Renzi forse non lo sa, ma è bettinismo in purezza. E ha, da parte del sindaco di Firenze, una ragione serissima: Renzi l’anti-Roma, nel senso delle correnti del Nazareno, sa bene che non può vincere nel partito senza espugnare Roma, nel senso dei militanti e dei «quadri intermedi» della città. Fin qui nella Capitale ha fatto solo flop. Alle primarie del 2012, il suo 35 per cento nazionale qui si striminziava al 25,9. Alle primarie del 2013 per il Campidoglio, il ’suo’ candidato Paolo Gentiloni, stimatissimo amministratore, si è fermato al 14 per cento.

Oggi l’autorevolezza e la trasversalità di Bettini, la sua storica allergia alle correnti e al «Pd identitario», possono ribaltare la popolarità del Renzi candidato segretario. Bettini è stato nella cabina di regia della vittoria di Marino, altro estimatore di Renzi. Ieri Marino ha voluto esserci. Bettini ne ha annunciato la presenza con eleganza, «è qui per ascoltare»: anche per evitargli malumori fra i neoconsiglieri (c’è una sola renziana in Campidoglio, Valentina Grippo, e uno in giunta, Improta).
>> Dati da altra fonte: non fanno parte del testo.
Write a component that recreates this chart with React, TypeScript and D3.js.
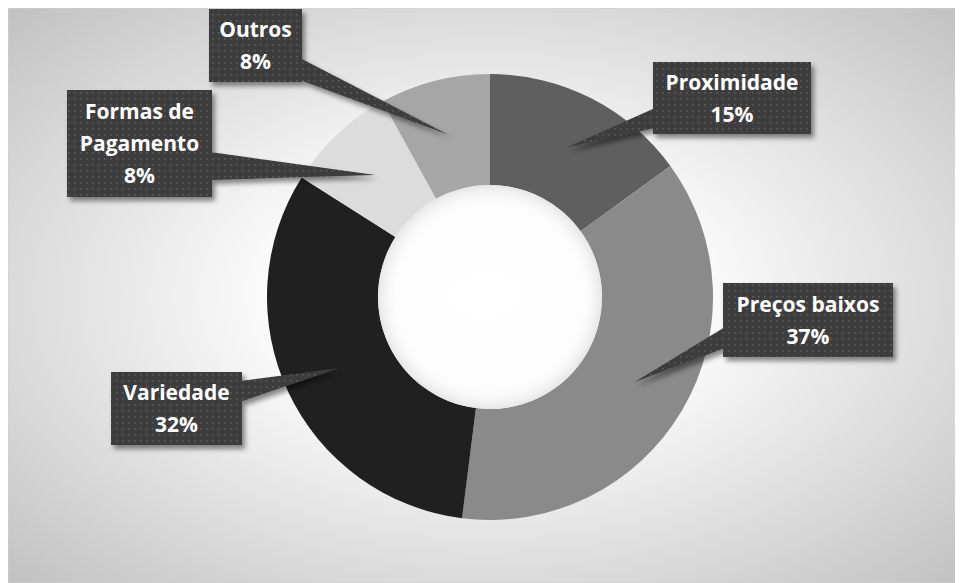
import * as d3 from 'd3';

// Dados do gráfico (rosca)
const categories = ['Proximidade', 'Preços baixos', 'Variedade', 'Formas de Pagamento', 'Outros'];
const values = [15, 37, 32, 8, 8];
const labelLines = [['Proximidade'], ['Preços baixos'], ['Variedade'], ['Formas de', 'Pagamento'], ['Outros']];
const sliceColors = ['#5f5f5f', '#8a8a8a', '#202020', '#dcdcdc', '#a6a6a6'];

// Caixas dos rótulos (coordenadas da página): x0, y0, x1, y1, lado do ponteiro, faixa da base
const labelBoxes = [
    { x0: 653, y0: 62, x1: 811, y1: 134, side: 'left', b0: 108, b1: 128 },
    { x0: 723, y0: 283, x1: 893, y1: 357, side: 'left', b0: 327, b1: 348 },
    { x0: 111, y0: 372, x1: 242, y1: 445, side: 'right', b0: 381, b1: 402 },
    { x0: 67, y0: 90, x1: 212, y1: 197, side: 'right', b0: 152, b1: 180 },
    { x0: 209, y0: 9, x1: 302, y1: 82, side: 'right', b0: 58, b1: 80 },
];

const W = 955;
const H = 575;
const cx = 490;
const cy = 297;
const outerR = 223;
const innerR = 112;

export default function App() {
    const pie = d3.pie<number>().sort(null).value(d => d);
    const arcs = pie(values);
    const arc = d3.arc<d3.PieArcDatum<number>>().innerRadius(innerR).outerRadius(outerR);
    const total = d3.sum(values);

    return (
        <svg width={W} height={H} style={{ display: 'block' }} fontFamily="'Open Sans', sans-serif">
            <defs>
                <radialGradient id="bg" cx="0.5" cy="0.5" r="0.75">
                    <stop offset="0" stopColor="#ffffff" />
                    <stop offset="0.3" stopColor="#fbfbfb" />
                    <stop offset="1" stopColor="#bcbcbc" />
                </radialGradient>
                <radialGradient id="hole" cx="0.5" cy="0.5" r="0.5">
                    <stop offset="0.8" stopColor="#ffffff" stopOpacity="0" />
                    <stop offset="1" stopColor="#e4e4e4" stopOpacity="0.9" />
                </radialGradient>
                <pattern id="dots" width="6" height="6" patternUnits="userSpaceOnUse">
                    <rect width="6" height="6" fill="#3e3e3e" />
                    <rect x="2" y="2" width="1.6" height="1.6" fill="#5c5c5c" />
                </pattern>
                <filter id="shadow" x="-20%" y="-20%" width="150%" height="160%">
                    <feDropShadow dx="3" dy="4" stdDeviation="2.5" floodColor="#000" floodOpacity="0.45" />
                </filter>
            </defs>
            <g transform="translate(-8,-8)">
                <rect x={8} y={8} width={W} height={H} fill="url(#bg)" stroke="#cfcfcf" strokeWidth={1} />
                <g transform={`translate(${cx},${cy})`}>
                    {arcs.map((a, i) => (
                        <path key={categories[i]} d={arc(a) || ''} fill={sliceColors[i]} />
                    ))}
                    <circle r={innerR} fill="url(#hole)" />
                </g>
                {arcs.map((a, i) => {
                    const b = labelBoxes[i];
                    const [tx, ty] = arc.centroid(a);
                    const ex = b.side === 'left' ? b.x0 + 2 : b.x1 - 2;
                    const wedge = `M${ex},${b.b0}L${cx + tx},${cy + ty}L${ex},${b.b1}Z`;
                    const mx = (b.x0 + b.x1) / 2;
                    const my = (b.y0 + b.y1) / 2;
                    const lines = [...labelLines[i], `${Math.round((values[i] / total) * 100)}%`];
                    const lh = 32;
                    const startY = my - ((lines.length - 1) * lh) / 2;
                    return (
                        <g key={categories[i]}>
                            <g filter="url(#shadow)">
                                <path d={wedge} fill="url(#dots)" />
                                <rect x={b.x0} y={b.y0} width={b.x1 - b.x0} height={b.y1 - b.y0} fill="url(#dots)" />
                            </g>
                            {lines.map((t, j) => (
                                <text key={j} x={mx} y={startY + j * lh} dy="0.36em" textAnchor="middle"
                                    fill="#ffffff" fontWeight="bold" fontSize={21}>{t}</text>
                            ))}
                        </g>
                    );
                })}
            </g>
        </svg>
    );
}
E c’è anche molto di più: Bettini è vicino al presidente della regione Lazio Nicola Zingaretti, unico vero potenziale leader del Pd ’non-renziano’ e ’non-bersaniano’. Che il sindaco di Firenze corteggia da tempo. Zingaretti per ora non si espone, c’è chi giura sulla sua preferenza per il candidato Cuperlo, suo ex compagno di Fgci. Ieri Zingaretti ha commentato l’iniziativa di Bettini con interesse: «Finalmente si parte dai contenuti e non dai nomi, e questo spinge tutti a porsi nel dibattito congressuale in maniera più libera», cosa che aiuta a «superare gli steccati e la cristallizzazione tra correnti. Che è il più grande problema che ha oggi il Pd».